Lending a Helping a Hand
In today's world, it's easy to be overwhelmed by problems. Starving orphan children in Africa, hurricane victims on the Gulf and the Caribbean, people made homeless by tidal waves in Asia, all sorts of wars, genocides, famines, and the like. What can any of us possibly do?
Well, if you're like Jacqueline Rutland, you'll take the simple approach and stick to your sphere of influence. "It's just an everyday thing," said Jackie of her propensity for doing good deeds. "When you see someone who needs help, you help them."
Several months ago she held yard sales to help out cancer victims with no insurance. She has given money to distraught people who couldn't pay their light bill and were about to have their electricity cut off. She drives a friend to cancer treatments in Charleston every week. She has seen to it that Christmas found its way into the home of a family where someone just lost their job. Through her church, she makes sandwiches and gumbo at weekly suppers for the homeless, collects household items to send to overseas missions and spearheads the Sunday school's selection of an orphanage to donate Christmas gifts to. And it's worth mentioning that she also takes care of her mom who lives with her.
"It just makes me feel good to do something for somebody else," said Jackie. "I'm doing okay and I feel grateful and blessed to be able to help other people."
That wasn't always the case; Jackie has seen some rockier times in her day. She originally came to Beaufort at age six in the back of a Red Bird Taxi from Maine, and she has plenty of fond memories of growing up here. Eventually, she got married and left. But then one day, Jackie returned as a single mom with two sons. She needed a lot of help, she says, and it wasn't long in coming. She got a job at Fordham Market and was quickly embraced by the "Fordham Market family," who supported her in little everyday ways that made a big difference in her life.

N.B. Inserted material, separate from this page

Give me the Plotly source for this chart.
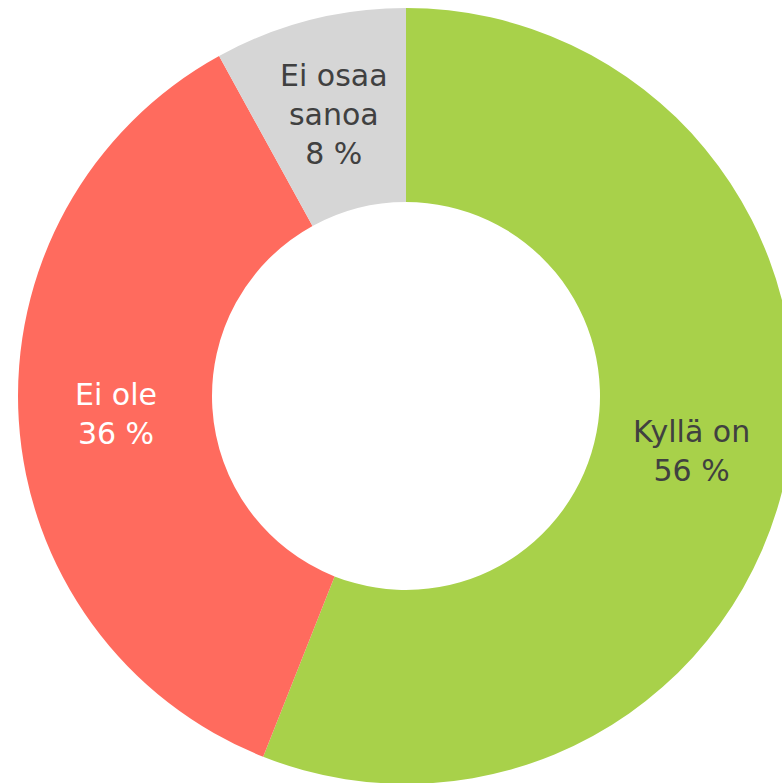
import math
import plotly.graph_objects as go

labels = ["Kyllä on", "Ei ole", "Ei osaa sanoa"]
display_labels = ["Kyllä on", "Ei ole", "Ei osaa<br>sanoa"]
values = [56, 36, 8]
colors = ["#A8D14A", "#FF6B5E", "#D6D6D6"]
text_colors = ["#404040", "#FFFFFF", "#404040"]

HOLE = 0.5
FONT = "DejaVu Sans"
FSIZE = 30

fig = go.Figure(go.Pie(
    labels=labels,
    values=values,
    textinfo="none",
    hole=HOLE,
    sort=False,
    direction="clockwise",
    rotation=0,
    marker=dict(colors=colors, line=dict(width=0)),
    showlegend=False,
    domain=dict(x=[0, 1], y=[0, 1]),
))

# Label positions derived from the slice values (mid-angle, mid-ring radius)
total = sum(values)
cum = 0
r_mid = 0.5 * (1 + HOLE) / 2
for lab, v, tc in zip(display_labels, values, text_colors):
    theta = 2 * math.pi * (cum + v / 2) / total
    cum += v
    fig.add_annotation(
        x=0.5 + r_mid * math.sin(theta),
        y=0.5 + r_mid * math.cos(theta),
        xref="paper", yref="paper",
        text=f"{lab}<br>{v} %",
        showarrow=False,
        xanchor="center", yanchor="middle",
        font=dict(family=FONT, size=FSIZE, color=tc),
    )

fig.update_layout(
    width=812,
    height=792,
    margin=dict(l=18, r=18, t=8, b=8),
    paper_bgcolor="white",
    plot_bgcolor="white",
)

fig.write_html(
    "out.html",
    config={"displayModeBar": False},
    post_script="document.body.style.margin='0';document.body.style.overflow='hidden';document.documentElement.style.overflow='hidden';",
)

"I've been down many times and a lot of people have helped me," said Jackie, who has worked at Fordham Market for the last 34 years. "Now when I see someone in need, I like to help them in any way I can."
Jackie says her mom was the same way, always giving and sharing. She had many different businesses in Beaufort over the years, and it was just her nature to help people in need. It was a trait she passed on to her daughter, and Jackie's life experience only serves to reinforce the commitment.
"I've been there, where every 50 cents counted," said Jackie. "So I know where they're at, and I don't expect anything back. I just want people to have as good a life as I've had. God's been good to me."
Hometown: Beaufort Job: manager of Fordham Market Mother of: Michael Oleson, Beaufort, and Paul Oleson, Atlanta Hobbies: gardening, cooking, sewing, and dancing Favorite childhood memory: going down to the Point, where she liked to climb up on the oyster shell wall, pretend she was a singer and belt out Tennessee Waltz Hidden talents: she's a competent plumber and electrician Way she starts each day: taking care of her three dogs, reading the Bible and sitting on the porch with her mom to drink a cup of coffee and "meditate on the day".